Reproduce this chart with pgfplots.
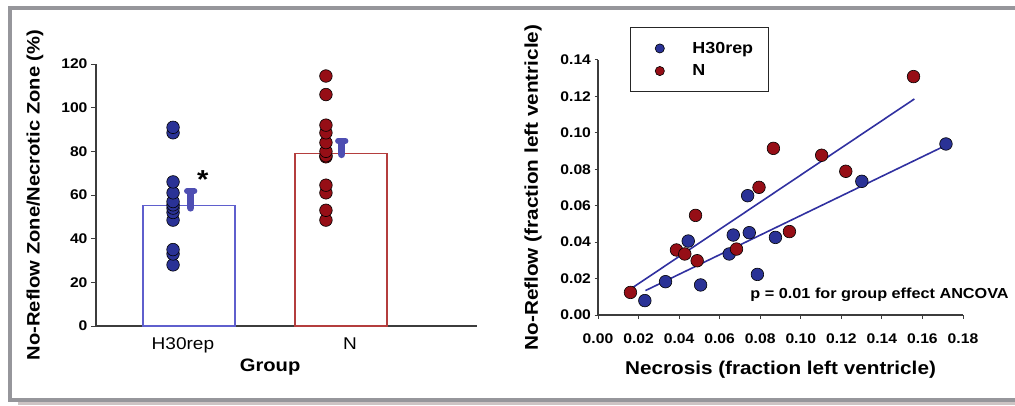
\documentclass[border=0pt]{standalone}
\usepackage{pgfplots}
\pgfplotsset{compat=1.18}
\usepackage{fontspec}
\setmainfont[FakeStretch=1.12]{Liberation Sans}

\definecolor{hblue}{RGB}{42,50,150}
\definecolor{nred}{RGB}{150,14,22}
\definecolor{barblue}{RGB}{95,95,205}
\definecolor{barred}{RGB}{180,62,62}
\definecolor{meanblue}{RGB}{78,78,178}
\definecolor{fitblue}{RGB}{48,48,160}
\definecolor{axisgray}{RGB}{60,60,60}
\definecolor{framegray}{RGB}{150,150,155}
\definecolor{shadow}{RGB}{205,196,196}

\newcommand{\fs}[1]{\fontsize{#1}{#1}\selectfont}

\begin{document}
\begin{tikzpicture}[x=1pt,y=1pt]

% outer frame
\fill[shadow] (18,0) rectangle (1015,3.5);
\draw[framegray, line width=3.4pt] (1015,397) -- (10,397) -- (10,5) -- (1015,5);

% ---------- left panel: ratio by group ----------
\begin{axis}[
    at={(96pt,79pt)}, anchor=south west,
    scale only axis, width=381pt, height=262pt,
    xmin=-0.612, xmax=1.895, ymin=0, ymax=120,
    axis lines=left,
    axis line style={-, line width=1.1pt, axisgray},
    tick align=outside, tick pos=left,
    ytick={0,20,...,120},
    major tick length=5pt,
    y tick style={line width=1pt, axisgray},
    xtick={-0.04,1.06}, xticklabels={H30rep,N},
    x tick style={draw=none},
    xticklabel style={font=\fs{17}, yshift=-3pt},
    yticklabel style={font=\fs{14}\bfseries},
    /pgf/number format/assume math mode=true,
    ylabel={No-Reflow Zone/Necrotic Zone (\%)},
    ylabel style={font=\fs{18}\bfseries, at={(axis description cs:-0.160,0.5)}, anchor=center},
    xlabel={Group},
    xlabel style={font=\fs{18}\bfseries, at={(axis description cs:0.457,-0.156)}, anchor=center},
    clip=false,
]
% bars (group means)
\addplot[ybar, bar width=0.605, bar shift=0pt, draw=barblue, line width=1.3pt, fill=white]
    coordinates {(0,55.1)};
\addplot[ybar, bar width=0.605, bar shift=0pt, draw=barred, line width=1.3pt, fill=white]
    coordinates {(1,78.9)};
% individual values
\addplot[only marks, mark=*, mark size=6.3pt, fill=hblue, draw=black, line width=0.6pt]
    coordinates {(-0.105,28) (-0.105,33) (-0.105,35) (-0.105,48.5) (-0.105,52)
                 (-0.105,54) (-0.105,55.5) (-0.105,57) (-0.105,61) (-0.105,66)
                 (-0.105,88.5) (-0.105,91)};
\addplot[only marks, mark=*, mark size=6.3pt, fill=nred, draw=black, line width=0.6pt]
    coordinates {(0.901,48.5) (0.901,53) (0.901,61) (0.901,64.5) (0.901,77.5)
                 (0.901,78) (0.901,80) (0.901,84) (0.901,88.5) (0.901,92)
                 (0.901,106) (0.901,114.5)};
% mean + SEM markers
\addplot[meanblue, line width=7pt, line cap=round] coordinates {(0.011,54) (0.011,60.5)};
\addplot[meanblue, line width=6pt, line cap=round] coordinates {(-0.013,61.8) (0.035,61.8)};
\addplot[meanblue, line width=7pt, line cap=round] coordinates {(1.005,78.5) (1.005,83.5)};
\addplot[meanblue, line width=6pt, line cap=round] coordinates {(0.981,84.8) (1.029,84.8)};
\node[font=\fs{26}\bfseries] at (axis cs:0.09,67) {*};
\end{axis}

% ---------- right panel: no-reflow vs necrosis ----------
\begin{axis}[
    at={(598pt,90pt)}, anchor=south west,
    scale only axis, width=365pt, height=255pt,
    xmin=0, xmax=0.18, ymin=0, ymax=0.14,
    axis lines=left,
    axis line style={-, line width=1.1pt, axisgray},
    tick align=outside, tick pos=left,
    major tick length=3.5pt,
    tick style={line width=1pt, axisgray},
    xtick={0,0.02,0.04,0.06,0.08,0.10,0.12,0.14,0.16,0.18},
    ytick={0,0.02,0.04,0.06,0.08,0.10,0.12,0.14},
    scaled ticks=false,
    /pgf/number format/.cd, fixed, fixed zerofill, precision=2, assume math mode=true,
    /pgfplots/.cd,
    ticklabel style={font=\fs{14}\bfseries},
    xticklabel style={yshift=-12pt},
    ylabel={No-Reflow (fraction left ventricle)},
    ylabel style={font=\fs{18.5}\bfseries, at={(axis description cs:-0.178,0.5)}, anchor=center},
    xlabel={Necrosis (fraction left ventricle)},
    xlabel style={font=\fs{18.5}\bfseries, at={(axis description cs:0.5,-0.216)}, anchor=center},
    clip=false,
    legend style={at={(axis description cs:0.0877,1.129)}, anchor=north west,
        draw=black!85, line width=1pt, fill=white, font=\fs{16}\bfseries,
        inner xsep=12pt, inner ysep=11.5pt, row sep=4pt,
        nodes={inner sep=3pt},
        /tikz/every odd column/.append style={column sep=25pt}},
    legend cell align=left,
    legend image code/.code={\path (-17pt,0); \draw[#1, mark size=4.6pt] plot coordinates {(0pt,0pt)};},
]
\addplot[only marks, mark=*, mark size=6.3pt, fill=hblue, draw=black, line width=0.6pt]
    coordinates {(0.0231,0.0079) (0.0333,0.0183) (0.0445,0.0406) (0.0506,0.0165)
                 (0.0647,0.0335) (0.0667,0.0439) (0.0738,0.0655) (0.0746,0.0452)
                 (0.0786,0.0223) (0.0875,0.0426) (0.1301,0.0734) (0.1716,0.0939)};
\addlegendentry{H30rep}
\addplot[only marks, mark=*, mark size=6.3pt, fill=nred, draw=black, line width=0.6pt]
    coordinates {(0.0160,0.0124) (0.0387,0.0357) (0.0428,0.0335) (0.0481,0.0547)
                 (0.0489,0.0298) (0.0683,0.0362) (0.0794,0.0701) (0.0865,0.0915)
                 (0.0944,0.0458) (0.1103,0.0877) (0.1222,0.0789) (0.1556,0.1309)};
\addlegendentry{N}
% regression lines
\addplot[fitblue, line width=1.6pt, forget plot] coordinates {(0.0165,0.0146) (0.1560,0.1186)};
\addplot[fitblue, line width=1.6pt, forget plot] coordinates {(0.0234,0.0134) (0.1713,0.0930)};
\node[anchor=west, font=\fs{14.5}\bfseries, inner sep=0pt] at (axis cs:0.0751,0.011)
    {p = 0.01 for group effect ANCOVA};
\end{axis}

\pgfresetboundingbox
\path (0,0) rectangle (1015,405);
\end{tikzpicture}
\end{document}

# What to do
Reproduce the material above from its first line through the line containing "(10,5) -- (1015,5);", both ends included, and skip every picture.

# Response
Reproduce this chart with pgfplots.
\documentclass[border=0pt]{standalone}
\usepackage{pgfplots}
\pgfplotsset{compat=1.18}
\usepackage{fontspec}
\setmainfont[FakeStretch=1.12]{Liberation Sans}

\definecolor{hblue}{RGB}{42,50,150}
\definecolor{nred}{RGB}{150,14,22}
\definecolor{barblue}{RGB}{95,95,205}
\definecolor{barred}{RGB}{180,62,62}
\definecolor{meanblue}{RGB}{78,78,178}
\definecolor{fitblue}{RGB}{48,48,160}
\definecolor{axisgray}{RGB}{60,60,60}
\definecolor{framegray}{RGB}{150,150,155}
\definecolor{shadow}{RGB}{205,196,196}

\newcommand{\fs}[1]{\fontsize{#1}{#1}\selectfont}

\begin{document}
\begin{tikzpicture}[x=1pt,y=1pt]

% outer frame
\fill[shadow] (18,0) rectangle (1015,3.5);
\draw[framegray, line width=3.4pt] (1015,397) -- (10,397) -- (10,5) -- (1015,5);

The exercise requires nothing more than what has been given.